First court appearance of the week

Published on 8 October 2025 at 19:40

Court was fine—only two attorneys showed up this time, which is practically a miracle. The case before mine was weird: the judge was bitching out some guy for being sick, like personal illness is a criminal offense now. Welcome to the American justice system.

The judge set my next date for after December 26th. Fine. I still have to serve them anyway. Then she almost forgot she needed to recuse herself—she’s being sued, and one of the attorney’s underlings is representing her. So, new judge. Clean slate.

Except not really.

Because the judge is also assigned to my other case—me v. {D}—which is happening the day after tomorrow.

I asked if she was planning to recuse herself from that one too. I don’t need anyone in that courtroom feeling the warm-and-fuzzies for the Attorney General’s office. We’ll see.

 

 

 

 

{D}’s attorney isn’t even officially on the case yet, and they still haven’t filed an answer. She told the court she’s going to try to make me remove the warrant and police report from my filings because I attached them. Nice try.

Those aren’t personal copies—I got them through a public records request, which means I can keep them. The warrant stays. It matters, because it shows the police had cause.

And I’m hoping they’ll come to court and say what they told me directly:

They have no idea why charges were never filed. It was the first time they’d ever sent charges up twice. The Sergeant told me that himself. Twice.

That’s not normal procedure—that’s cover-your-ass territory.

 

Apparently {D}’s lawyer wants to add the other two men to the case. That’s not going to look great for Dave. I have no idea why she’s doing it or how the hell I’m supposed to serve {M}, who basically lives between his mom’s house and his dad’s and spends 95% of his time traveling for work.

I can’t afford to serve more than one person. Luckily, {R} still lives with his parents. But honestly, I’m not even sure what I’d sue him for—other than not stopping it.

He actually had stopped someone once, weirdly enough—it was {M}, the night we met. I was performing oral, he gagged me, and {R} told him to “watch his shit.”


So, he could intervene when he wanted to.

But is not coming to my aid illegal? I don’t know. It should be.

 

 

 

 

Since I’m about to lose my fucking job, I’ve started applying anywhere that’ll have me: law firms, doc review, research gigs—basically anything that requires a notary stamp.

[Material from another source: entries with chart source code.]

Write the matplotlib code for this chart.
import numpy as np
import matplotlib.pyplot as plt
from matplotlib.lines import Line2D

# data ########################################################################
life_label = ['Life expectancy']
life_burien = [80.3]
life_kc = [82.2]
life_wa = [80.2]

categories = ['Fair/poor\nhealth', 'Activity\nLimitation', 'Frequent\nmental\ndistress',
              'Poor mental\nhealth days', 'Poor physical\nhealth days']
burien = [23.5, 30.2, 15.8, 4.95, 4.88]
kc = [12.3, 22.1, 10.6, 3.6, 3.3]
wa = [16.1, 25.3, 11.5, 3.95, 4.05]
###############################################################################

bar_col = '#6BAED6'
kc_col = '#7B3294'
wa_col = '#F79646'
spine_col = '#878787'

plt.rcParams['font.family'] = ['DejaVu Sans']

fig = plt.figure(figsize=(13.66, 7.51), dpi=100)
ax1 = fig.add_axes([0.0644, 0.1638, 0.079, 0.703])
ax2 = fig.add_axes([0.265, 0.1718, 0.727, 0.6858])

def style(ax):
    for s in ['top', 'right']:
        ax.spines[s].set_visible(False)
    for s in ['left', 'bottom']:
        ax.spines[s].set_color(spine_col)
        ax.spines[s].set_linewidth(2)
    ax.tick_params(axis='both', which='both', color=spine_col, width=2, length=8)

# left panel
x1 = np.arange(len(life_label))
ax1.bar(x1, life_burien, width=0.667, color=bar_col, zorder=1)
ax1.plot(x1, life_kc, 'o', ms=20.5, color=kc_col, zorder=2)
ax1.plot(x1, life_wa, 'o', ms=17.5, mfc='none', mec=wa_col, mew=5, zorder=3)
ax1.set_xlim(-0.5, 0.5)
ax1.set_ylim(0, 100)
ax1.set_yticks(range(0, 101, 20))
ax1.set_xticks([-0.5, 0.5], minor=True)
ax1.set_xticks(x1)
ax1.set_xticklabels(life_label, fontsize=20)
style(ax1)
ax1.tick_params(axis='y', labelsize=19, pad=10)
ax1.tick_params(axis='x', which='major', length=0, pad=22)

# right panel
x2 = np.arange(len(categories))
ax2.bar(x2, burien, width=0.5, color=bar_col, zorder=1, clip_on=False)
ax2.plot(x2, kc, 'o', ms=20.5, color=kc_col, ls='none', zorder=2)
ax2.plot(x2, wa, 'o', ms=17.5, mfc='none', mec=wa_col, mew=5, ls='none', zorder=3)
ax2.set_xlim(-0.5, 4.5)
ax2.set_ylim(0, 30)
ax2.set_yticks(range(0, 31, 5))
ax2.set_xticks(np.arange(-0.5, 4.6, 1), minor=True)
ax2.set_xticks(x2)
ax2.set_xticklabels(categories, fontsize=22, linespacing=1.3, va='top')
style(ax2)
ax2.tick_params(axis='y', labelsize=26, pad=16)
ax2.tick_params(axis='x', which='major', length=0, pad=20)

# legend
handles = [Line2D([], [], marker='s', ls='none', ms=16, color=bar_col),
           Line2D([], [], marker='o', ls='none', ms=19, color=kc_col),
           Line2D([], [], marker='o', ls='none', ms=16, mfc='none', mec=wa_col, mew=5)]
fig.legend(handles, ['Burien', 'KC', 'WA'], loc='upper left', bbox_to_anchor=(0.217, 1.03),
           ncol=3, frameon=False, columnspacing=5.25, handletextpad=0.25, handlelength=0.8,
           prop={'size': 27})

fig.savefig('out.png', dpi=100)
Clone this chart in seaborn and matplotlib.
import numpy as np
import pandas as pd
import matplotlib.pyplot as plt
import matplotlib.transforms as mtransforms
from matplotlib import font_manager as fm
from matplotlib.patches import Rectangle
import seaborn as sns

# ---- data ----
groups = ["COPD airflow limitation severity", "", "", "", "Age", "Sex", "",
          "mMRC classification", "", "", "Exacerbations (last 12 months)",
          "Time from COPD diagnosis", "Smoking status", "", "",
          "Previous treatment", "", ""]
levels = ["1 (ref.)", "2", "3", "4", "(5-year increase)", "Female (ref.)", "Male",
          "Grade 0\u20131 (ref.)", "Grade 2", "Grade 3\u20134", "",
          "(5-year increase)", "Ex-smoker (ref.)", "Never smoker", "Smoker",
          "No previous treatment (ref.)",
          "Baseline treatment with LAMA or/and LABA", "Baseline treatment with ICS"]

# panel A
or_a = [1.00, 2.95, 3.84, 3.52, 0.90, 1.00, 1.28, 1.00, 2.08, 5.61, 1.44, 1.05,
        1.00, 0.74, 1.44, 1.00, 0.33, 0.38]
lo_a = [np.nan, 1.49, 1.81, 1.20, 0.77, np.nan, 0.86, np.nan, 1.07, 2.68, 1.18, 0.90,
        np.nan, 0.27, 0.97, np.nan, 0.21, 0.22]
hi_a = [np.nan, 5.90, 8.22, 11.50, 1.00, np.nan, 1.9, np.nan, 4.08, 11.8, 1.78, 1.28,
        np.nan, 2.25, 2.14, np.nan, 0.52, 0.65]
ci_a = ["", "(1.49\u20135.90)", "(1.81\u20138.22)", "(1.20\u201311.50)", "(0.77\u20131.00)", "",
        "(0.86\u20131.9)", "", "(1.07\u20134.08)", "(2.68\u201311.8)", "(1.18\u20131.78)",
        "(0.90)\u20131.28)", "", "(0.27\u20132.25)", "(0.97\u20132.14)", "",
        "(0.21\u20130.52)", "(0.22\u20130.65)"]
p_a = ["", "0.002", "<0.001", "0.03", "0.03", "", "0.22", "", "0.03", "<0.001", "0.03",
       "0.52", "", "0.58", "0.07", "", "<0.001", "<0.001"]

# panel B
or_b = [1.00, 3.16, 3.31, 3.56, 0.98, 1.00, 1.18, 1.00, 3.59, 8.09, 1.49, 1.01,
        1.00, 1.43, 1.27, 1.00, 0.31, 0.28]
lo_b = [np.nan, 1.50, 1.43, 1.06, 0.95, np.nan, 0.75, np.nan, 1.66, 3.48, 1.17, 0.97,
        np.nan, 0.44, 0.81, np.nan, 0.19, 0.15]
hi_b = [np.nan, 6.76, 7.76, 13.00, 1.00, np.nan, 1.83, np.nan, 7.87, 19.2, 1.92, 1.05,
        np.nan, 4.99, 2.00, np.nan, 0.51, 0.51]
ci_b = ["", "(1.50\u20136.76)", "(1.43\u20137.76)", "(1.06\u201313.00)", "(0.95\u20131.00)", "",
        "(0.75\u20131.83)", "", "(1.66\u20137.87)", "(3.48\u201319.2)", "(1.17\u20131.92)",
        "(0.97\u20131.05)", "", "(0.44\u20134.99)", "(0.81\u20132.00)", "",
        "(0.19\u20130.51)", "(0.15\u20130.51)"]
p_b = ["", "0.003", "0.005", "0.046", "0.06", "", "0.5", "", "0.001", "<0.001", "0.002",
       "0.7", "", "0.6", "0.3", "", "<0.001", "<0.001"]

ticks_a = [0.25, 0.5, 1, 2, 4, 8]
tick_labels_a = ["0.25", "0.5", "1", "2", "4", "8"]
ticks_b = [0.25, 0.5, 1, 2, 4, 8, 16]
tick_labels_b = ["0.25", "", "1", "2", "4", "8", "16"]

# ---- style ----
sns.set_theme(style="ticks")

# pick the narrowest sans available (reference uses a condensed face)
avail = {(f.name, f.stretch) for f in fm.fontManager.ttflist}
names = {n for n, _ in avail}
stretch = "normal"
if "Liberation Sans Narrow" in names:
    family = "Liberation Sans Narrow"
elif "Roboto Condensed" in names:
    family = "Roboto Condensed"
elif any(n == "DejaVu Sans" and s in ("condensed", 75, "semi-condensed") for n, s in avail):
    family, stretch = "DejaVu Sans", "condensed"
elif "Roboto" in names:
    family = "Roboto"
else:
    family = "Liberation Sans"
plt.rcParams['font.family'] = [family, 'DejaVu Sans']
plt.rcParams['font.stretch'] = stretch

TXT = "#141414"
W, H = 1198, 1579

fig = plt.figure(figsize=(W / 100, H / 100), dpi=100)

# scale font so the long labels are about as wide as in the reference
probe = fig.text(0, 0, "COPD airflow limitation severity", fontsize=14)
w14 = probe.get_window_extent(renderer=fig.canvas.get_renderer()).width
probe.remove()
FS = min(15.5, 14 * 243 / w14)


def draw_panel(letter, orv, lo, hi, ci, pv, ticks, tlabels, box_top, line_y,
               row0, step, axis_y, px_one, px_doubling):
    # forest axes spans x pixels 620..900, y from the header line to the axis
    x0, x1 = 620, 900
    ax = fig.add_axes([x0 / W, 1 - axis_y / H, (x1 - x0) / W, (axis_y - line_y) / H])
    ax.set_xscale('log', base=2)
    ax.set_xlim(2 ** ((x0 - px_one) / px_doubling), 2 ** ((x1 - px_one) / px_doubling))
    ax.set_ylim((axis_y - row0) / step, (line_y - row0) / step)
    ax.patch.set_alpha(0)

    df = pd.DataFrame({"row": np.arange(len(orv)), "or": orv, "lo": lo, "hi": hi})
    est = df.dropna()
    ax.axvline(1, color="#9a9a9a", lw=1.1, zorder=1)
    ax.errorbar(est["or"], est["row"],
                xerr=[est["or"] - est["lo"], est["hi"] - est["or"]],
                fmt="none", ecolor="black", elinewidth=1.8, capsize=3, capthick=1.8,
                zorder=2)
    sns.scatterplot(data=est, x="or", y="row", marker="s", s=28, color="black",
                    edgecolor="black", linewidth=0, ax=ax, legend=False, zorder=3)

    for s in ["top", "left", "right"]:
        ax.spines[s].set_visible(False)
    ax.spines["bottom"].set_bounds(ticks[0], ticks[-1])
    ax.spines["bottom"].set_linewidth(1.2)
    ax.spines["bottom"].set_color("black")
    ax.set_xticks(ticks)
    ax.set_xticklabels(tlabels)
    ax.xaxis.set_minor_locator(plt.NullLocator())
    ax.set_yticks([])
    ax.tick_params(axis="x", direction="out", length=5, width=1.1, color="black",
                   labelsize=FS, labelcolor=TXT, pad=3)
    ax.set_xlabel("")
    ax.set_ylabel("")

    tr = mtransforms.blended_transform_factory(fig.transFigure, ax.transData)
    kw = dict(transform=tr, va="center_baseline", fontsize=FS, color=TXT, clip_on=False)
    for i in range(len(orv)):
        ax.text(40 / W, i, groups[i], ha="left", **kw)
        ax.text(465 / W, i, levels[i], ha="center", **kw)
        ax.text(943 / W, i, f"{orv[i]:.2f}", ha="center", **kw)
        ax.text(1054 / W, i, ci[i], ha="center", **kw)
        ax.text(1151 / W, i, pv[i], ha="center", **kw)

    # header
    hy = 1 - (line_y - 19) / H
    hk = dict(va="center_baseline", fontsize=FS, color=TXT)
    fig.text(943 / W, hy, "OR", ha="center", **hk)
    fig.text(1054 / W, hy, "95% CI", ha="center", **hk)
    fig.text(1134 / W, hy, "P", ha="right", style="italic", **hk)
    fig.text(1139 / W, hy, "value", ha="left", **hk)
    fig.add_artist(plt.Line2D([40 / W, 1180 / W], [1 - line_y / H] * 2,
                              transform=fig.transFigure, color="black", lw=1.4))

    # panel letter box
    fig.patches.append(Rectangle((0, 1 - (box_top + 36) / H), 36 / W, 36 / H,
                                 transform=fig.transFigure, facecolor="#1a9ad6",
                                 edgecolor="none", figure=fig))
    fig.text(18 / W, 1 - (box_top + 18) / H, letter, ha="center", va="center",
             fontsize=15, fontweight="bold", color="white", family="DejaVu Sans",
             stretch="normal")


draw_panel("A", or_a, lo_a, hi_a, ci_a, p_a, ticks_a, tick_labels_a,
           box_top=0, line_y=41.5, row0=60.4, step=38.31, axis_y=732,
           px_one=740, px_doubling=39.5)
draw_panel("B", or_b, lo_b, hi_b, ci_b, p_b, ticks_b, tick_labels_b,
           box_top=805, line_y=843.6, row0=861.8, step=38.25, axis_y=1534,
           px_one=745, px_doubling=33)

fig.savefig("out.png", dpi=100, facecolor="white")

I can’t type worth a damn, but I’m great at intake.

I even accidentally applied at LawyerBoy’s firm. Maybe one of those “who-you-know and who-you-blow” things will finally work out for me.

And because I’m apparently in my chaos zone, I applied to be Zach Conine’s Deputy Campaign Director—mostly just to be an asshole. Strangely enough, I’m qualified. I won’t get a call, but if I somehow did and helped get him elected AG, maybe my life would get a little easier. Wouldn’t that be poetic justice?

 

 

{D}’s in the comments again, whining about being “blacklisted” from Vermont.

Which—fun fact—was made illegal in 2018.

He’s consulting for someone, still in the system, still pinging from the same office when he visits my website. Always the same signature.

i have given him an open blog post to say what he wants  we shall see if he takes me up on it now.

I’ve always said:

The only truth about {D} you can trust is that he lies.